WHAT THE TASK REQUIRES:
Every record must be transcribed in its entirety, apart from the images, which are to be omitted.

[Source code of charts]
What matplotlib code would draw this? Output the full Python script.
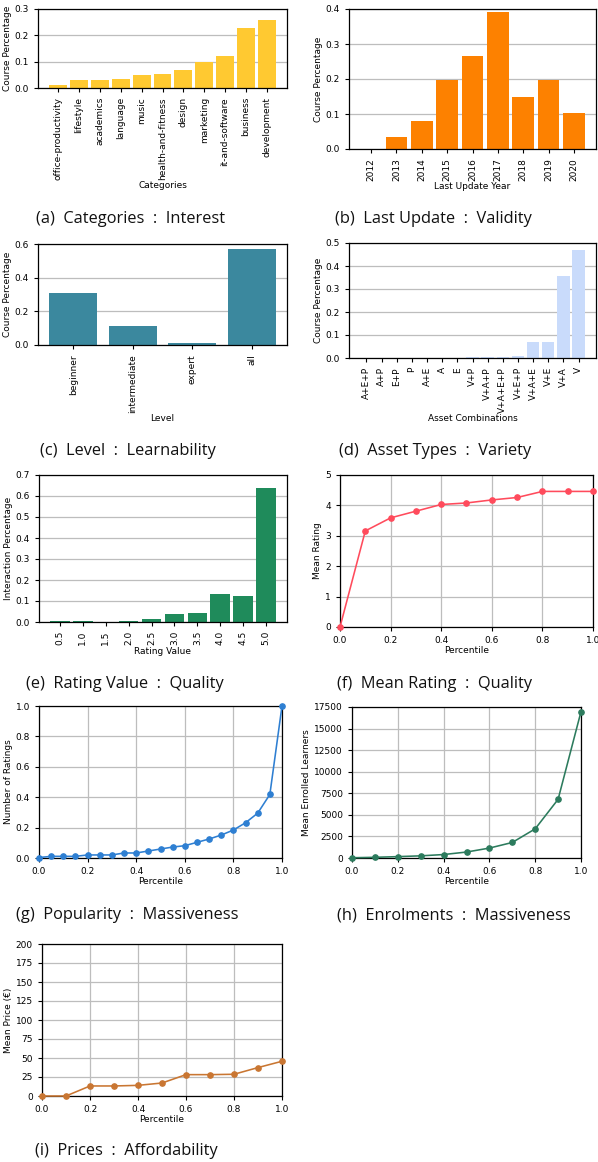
import numpy as np
import matplotlib
matplotlib.use("Agg")
import matplotlib.pyplot as plt

plt.rcParams["font.size"] = 6.5
plt.rcParams["axes.linewidth"] = 0.9
plt.rcParams["xtick.major.size"] = 3
plt.rcParams["ytick.major.size"] = 3
plt.rcParams["xtick.major.width"] = 0.8
plt.rcParams["ytick.major.width"] = 0.8
plt.rcParams["grid.color"] = "#bdbdbd"
plt.rcParams["grid.linewidth"] = 0.9

# (a) course categories
categories = ["office-productivity", "lifestyle", "academics", "language", "music",
              "health-and-fitness", "design", "marketing", "it-and-software",
              "business", "development"]
category_share = [0.013, 0.032, 0.032, 0.035, 0.051, 0.054, 0.070, 0.099, 0.123, 0.229, 0.259]

# (b) last update year
years = ["2012", "2013", "2014", "2015", "2016", "2017", "2018", "2019", "2020"]
year_share = [0.0, 0.033, 0.081, 0.198, 0.266, 0.391, 0.149, 0.198, 0.104]

# (c) level
levels = ["beginner", "intermediate", "expert", "all"]
level_share = [0.310, 0.114, 0.012, 0.570]

# (d) asset combinations
assets = ["A+E+P", "A+P", "E+P", "P", "A+E", "A", "E", "V+P", "V+A+P",
          "V+A+E+P", "V+E+P", "V+A+E", "V+E", "V+A", "V"]
asset_share = [0.0, 0.0, 0.0, 0.0005, 0.0005, 0.001, 0.001, 0.004, 0.004,
               0.005, 0.009, 0.070, 0.070, 0.358, 0.471]

# (e) rating values
ratings = ["0.5", "1.0", "1.5", "2.0", "2.5", "3.0", "3.5", "4.0", "4.5", "5.0"]
rating_share = [0.006, 0.006, 0.002, 0.006, 0.013, 0.037, 0.041, 0.132, 0.122, 0.638]

# (f) mean rating per percentile
pct10 = [0.0, 0.1, 0.2, 0.3, 0.4, 0.5, 0.6, 0.7, 0.8, 0.9, 1.0]
mean_rating = [0.0, 3.16, 3.59, 3.81, 4.03, 4.08, 4.18, 4.26, 4.46, 4.46, 4.46]

# (g) number of ratings (normalised) per percentile
pct20 = [0.0, 0.05, 0.1, 0.15, 0.2, 0.25, 0.3, 0.35, 0.4, 0.45, 0.5,
         0.55, 0.6, 0.65, 0.7, 0.75, 0.8, 0.85, 0.9, 0.95, 1.0]
num_ratings = [0.003, 0.011, 0.011, 0.011, 0.020, 0.020, 0.020, 0.033, 0.033, 0.046,
               0.059, 0.072, 0.081, 0.103, 0.125, 0.151, 0.184, 0.232, 0.295, 0.418, 1.0]

# (h) mean enrolled learners per percentile
enrolled = [30, 80, 160, 250, 400, 690, 1150, 1800, 3380, 6800, 16960]

# (i) mean price per percentile
price = [0.0, 0.0, 13.2, 13.2, 14.0, 17.1, 28.1, 28.1, 28.6, 37.4, 45.7]

W, H = 598, 1162
fig = plt.figure(figsize=(W / 100, H / 100), dpi=100)


def add_ax(left, top, right, bottom):
    return fig.add_axes([left / W, 1 - bottom / H, (right - left) / W, (bottom - top) / H])


def bar_panel(ax, labels, values, color, xlabel, ylabel, ymax, width=0.85):
    x = np.arange(len(labels))
    ax.bar(x, values, width=width, color=color, zorder=2)
    ax.set_xticks(x)
    ax.set_xticklabels(labels, rotation=90)
    ax.set_ylim(0, ymax)
    ax.yaxis.grid(True, zorder=0)
    ax.set_axisbelow(True)
    ax.set_xlabel(xlabel, labelpad=1)
    ax.set_ylabel(ylabel, labelpad=2)


def line_panel(ax, x, y, color, ylabel, ylim, yticks):
    ax.plot(x, y, color=color, marker="o", markersize=3.8, linewidth=1.15, zorder=3,
            clip_on=False)
    ax.set_xlim(0, 1)
    ax.set_ylim(*ylim)
    ax.set_yticks(yticks)
    ax.set_xticks([0, 0.2, 0.4, 0.6, 0.8, 1.0])
    ax.grid(True, zorder=0)
    ax.set_axisbelow(True)
    ax.set_xlabel("Percentile", labelpad=1)
    ax.set_ylabel(ylabel, labelpad=2)


ax = add_ax(38, 9, 287, 88)
bar_panel(ax, categories, category_share, "#FFC931", "Categories", "Course Percentage", 0.3)
ax.set_yticks([0.0, 0.1, 0.2, 0.3])

ax = add_ax(349, 9, 596, 149)
bar_panel(ax, years, year_share, "#FD8100", "Last Update Year", "Course Percentage", 0.4)
ax.set_yticks([0.0, 0.1, 0.2, 0.3, 0.4])

ax = add_ax(38, 244, 287, 345)
bar_panel(ax, levels, level_share, "#3B889E", "Level", "Course Percentage", 0.6, width=0.8)
ax.set_yticks([0.0, 0.2, 0.4, 0.6])

ax = add_ax(349, 243, 596, 358)
bar_panel(ax, assets, asset_share, "#C9DBFB", "Asset Combinations", "Course Percentage", 0.5, width=0.82)
ax.set_yticks([0.0, 0.1, 0.2, 0.3, 0.4, 0.5])

ax = add_ax(39, 475, 287, 622)
bar_panel(ax, ratings, rating_share, "#1F8B5B", "Rating Value", "Interaction Percentage", 0.7)
ax.set_yticks(np.arange(0, 0.71, 0.1))

ax = add_ax(340, 475, 593, 627)
line_panel(ax, pct10, mean_rating, "#FF4B5C", "Mean Rating", (0, 5), range(0, 6))

ax = add_ax(39, 706, 282, 858)
line_panel(ax, pct20, num_ratings, "#2E7FD2", "Number of Ratings", (0, 1), np.arange(0, 1.01, 0.2))

ax = add_ax(352, 707, 581, 858)
line_panel(ax, pct10, enrolled, "#2C7B5D", "Mean Enrolled Learners", (0, 17500),
           np.arange(0, 17501, 2500))

ax = add_ax(42, 944, 282, 1096)
line_panel(ax, pct10, price, "#C97632", "Mean Price (\u20ac)", (0, 200), np.arange(0, 201, 25))

captions = [
    (36, 219, "(a)  Categories  :  Interest"),
    (335, 219, "(b)  Last Update  :  Validity"),
    (40, 451, "(c)  Level  :  Learnability"),
    (339, 451, "(d)  Asset Types  :  Variety"),
    (26, 684, "(e)  Rating Value  :  Quality"),
    (337, 684, "(f)  Mean Rating  :  Quality"),
    (16, 915, "(g)  Popularity  :  Massiveness"),
    (337, 915, "(h)  Enrolments  :  Massiveness"),
    (35, 1151, "(i)  Prices  :  Affordability"),
]
for x, y, text in captions:
    fig.text(x / W, 1 - y / H, text, ha="left", va="center", fontsize=11.8,
             family=["Open Sans", "DejaVu Sans"], color="#111111")

fig.savefig("out.png", dpi=100)
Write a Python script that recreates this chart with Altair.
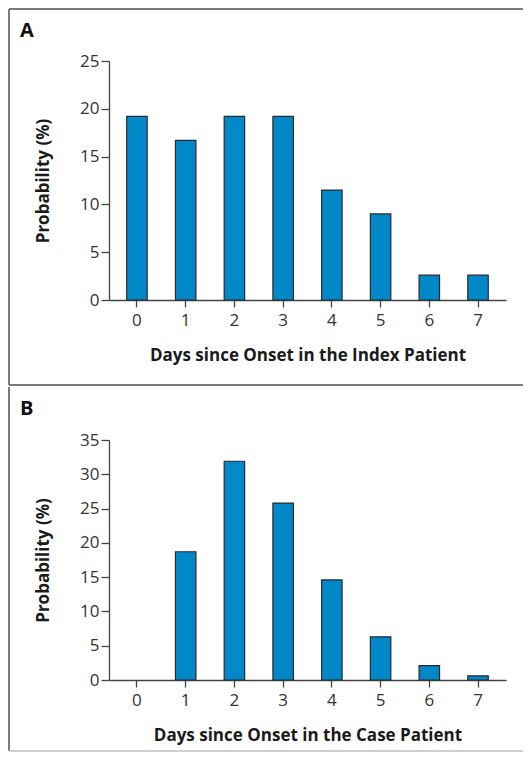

OUTPUT OF THE EXERCISE:
What matplotlib code would draw this? Output the full Python script.
import numpy as np
import matplotlib
matplotlib.use("Agg")
import matplotlib.pyplot as plt

plt.rcParams["font.size"] = 6.5
plt.rcParams["axes.linewidth"] = 0.9
plt.rcParams["xtick.major.size"] = 3
plt.rcParams["ytick.major.size"] = 3
plt.rcParams["xtick.major.width"] = 0.8
plt.rcParams["ytick.major.width"] = 0.8
plt.rcParams["grid.color"] = "#bdbdbd"
plt.rcParams["grid.linewidth"] = 0.9

# (a) course categories
categories = ["office-productivity", "lifestyle", "academics", "language", "music",
              "health-and-fitness", "design", "marketing", "it-and-software",
              "business", "development"]
category_share = [0.013, 0.032, 0.032, 0.035, 0.051, 0.054, 0.070, 0.099, 0.123, 0.229, 0.259]

# (b) last update year
years = ["2012", "2013", "2014", "2015", "2016", "2017", "2018", "2019", "2020"]
year_share = [0.0, 0.033, 0.081, 0.198, 0.266, 0.391, 0.149, 0.198, 0.104]

# (c) level
levels = ["beginner", "intermediate", "expert", "all"]
level_share = [0.310, 0.114, 0.012, 0.570]

# (d) asset combinations
assets = ["A+E+P", "A+P", "E+P", "P", "A+E", "A", "E", "V+P", "V+A+P",
          "V+A+E+P", "V+E+P", "V+A+E", "V+E", "V+A", "V"]
asset_share = [0.0, 0.0, 0.0, 0.0005, 0.0005, 0.001, 0.001, 0.004, 0.004,
               0.005, 0.009, 0.070, 0.070, 0.358, 0.471]

# (e) rating values
ratings = ["0.5", "1.0", "1.5", "2.0", "2.5", "3.0", "3.5", "4.0", "4.5", "5.0"]
rating_share = [0.006, 0.006, 0.002, 0.006, 0.013, 0.037, 0.041, 0.132, 0.122, 0.638]

# (f) mean rating per percentile
pct10 = [0.0, 0.1, 0.2, 0.3, 0.4, 0.5, 0.6, 0.7, 0.8, 0.9, 1.0]
mean_rating = [0.0, 3.16, 3.59, 3.81, 4.03, 4.08, 4.18, 4.26, 4.46, 4.46, 4.46]

# (g) number of ratings (normalised) per percentile
pct20 = [0.0, 0.05, 0.1, 0.15, 0.2, 0.25, 0.3, 0.35, 0.4, 0.45, 0.5,
         0.55, 0.6, 0.65, 0.7, 0.75, 0.8, 0.85, 0.9, 0.95, 1.0]
num_ratings = [0.003, 0.011, 0.011, 0.011, 0.020, 0.020, 0.020, 0.033, 0.033, 0.046,
               0.059, 0.072, 0.081, 0.103, 0.125, 0.151, 0.184, 0.232, 0.295, 0.418, 1.0]

# (h) mean enrolled learners per percentile
enrolled = [30, 80, 160, 250, 400, 690, 1150, 1800, 3380, 6800, 16960]

# (i) mean price per percentile
price = [0.0, 0.0, 13.2, 13.2, 14.0, 17.1, 28.1, 28.1, 28.6, 37.4, 45.7]

W, H = 598, 1162
fig = plt.figure(figsize=(W / 100, H / 100), dpi=100)


def add_ax(left, top, right, bottom):
    return fig.add_axes([left / W, 1 - bottom / H, (right - left) / W, (bottom - top) / H])


def bar_panel(ax, labels, values, color, xlabel, ylabel, ymax, width=0.85):
    x = np.arange(len(labels))
    ax.bar(x, values, width=width, color=color, zorder=2)
    ax.set_xticks(x)
    ax.set_xticklabels(labels, rotation=90)
    ax.set_ylim(0, ymax)
    ax.yaxis.grid(True, zorder=0)
    ax.set_axisbelow(True)
    ax.set_xlabel(xlabel, labelpad=1)
    ax.set_ylabel(ylabel, labelpad=2)


def line_panel(ax, x, y, color, ylabel, ylim, yticks):
    ax.plot(x, y, color=color, marker="o", markersize=3.8, linewidth=1.15, zorder=3,
            clip_on=False)
    ax.set_xlim(0, 1)
    ax.set_ylim(*ylim)
    ax.set_yticks(yticks)
    ax.set_xticks([0, 0.2, 0.4, 0.6, 0.8, 1.0])
    ax.grid(True, zorder=0)
    ax.set_axisbelow(True)
    ax.set_xlabel("Percentile", labelpad=1)
    ax.set_ylabel(ylabel, labelpad=2)


ax = add_ax(38, 9, 287, 88)
bar_panel(ax, categories, category_share, "#FFC931", "Categories", "Course Percentage", 0.3)
ax.set_yticks([0.0, 0.1, 0.2, 0.3])

ax = add_ax(349, 9, 596, 149)
bar_panel(ax, years, year_share, "#FD8100", "Last Update Year", "Course Percentage", 0.4)
ax.set_yticks([0.0, 0.1, 0.2, 0.3, 0.4])

ax = add_ax(38, 244, 287, 345)
bar_panel(ax, levels, level_share, "#3B889E", "Level", "Course Percentage", 0.6, width=0.8)
ax.set_yticks([0.0, 0.2, 0.4, 0.6])

ax = add_ax(349, 243, 596, 358)
bar_panel(ax, assets, asset_share, "#C9DBFB", "Asset Combinations", "Course Percentage", 0.5, width=0.82)
ax.set_yticks([0.0, 0.1, 0.2, 0.3, 0.4, 0.5])

ax = add_ax(39, 475, 287, 622)
bar_panel(ax, ratings, rating_share, "#1F8B5B", "Rating Value", "Interaction Percentage", 0.7)
ax.set_yticks(np.arange(0, 0.71, 0.1))

ax = add_ax(340, 475, 593, 627)
line_panel(ax, pct10, mean_rating, "#FF4B5C", "Mean Rating", (0, 5), range(0, 6))

ax = add_ax(39, 706, 282, 858)
line_panel(ax, pct20, num_ratings, "#2E7FD2", "Number of Ratings", (0, 1), np.arange(0, 1.01, 0.2))

ax = add_ax(352, 707, 581, 858)
line_panel(ax, pct10, enrolled, "#2C7B5D", "Mean Enrolled Learners", (0, 17500),
           np.arange(0, 17501, 2500))

ax = add_ax(42, 944, 282, 1096)
line_panel(ax, pct10, price, "#C97632", "Mean Price (\u20ac)", (0, 200), np.arange(0, 201, 25))

captions = [
    (36, 219, "(a)  Categories  :  Interest"),
    (335, 219, "(b)  Last Update  :  Validity"),
    (40, 451, "(c)  Level  :  Learnability"),
    (339, 451, "(d)  Asset Types  :  Variety"),
    (26, 684, "(e)  Rating Value  :  Quality"),
    (337, 684, "(f)  Mean Rating  :  Quality"),
    (16, 915, "(g)  Popularity  :  Massiveness"),
    (337, 915, "(h)  Enrolments  :  Massiveness"),
    (35, 1151, "(i)  Prices  :  Affordability"),
]
for x, y, text in captions:
    fig.text(x / W, 1 - y / H, text, ha="left", va="center", fontsize=11.8,
             family=["Open Sans", "DejaVu Sans"], color="#111111")

fig.savefig("out.png", dpi=100)
Write a Python script that recreates this chart with Altair.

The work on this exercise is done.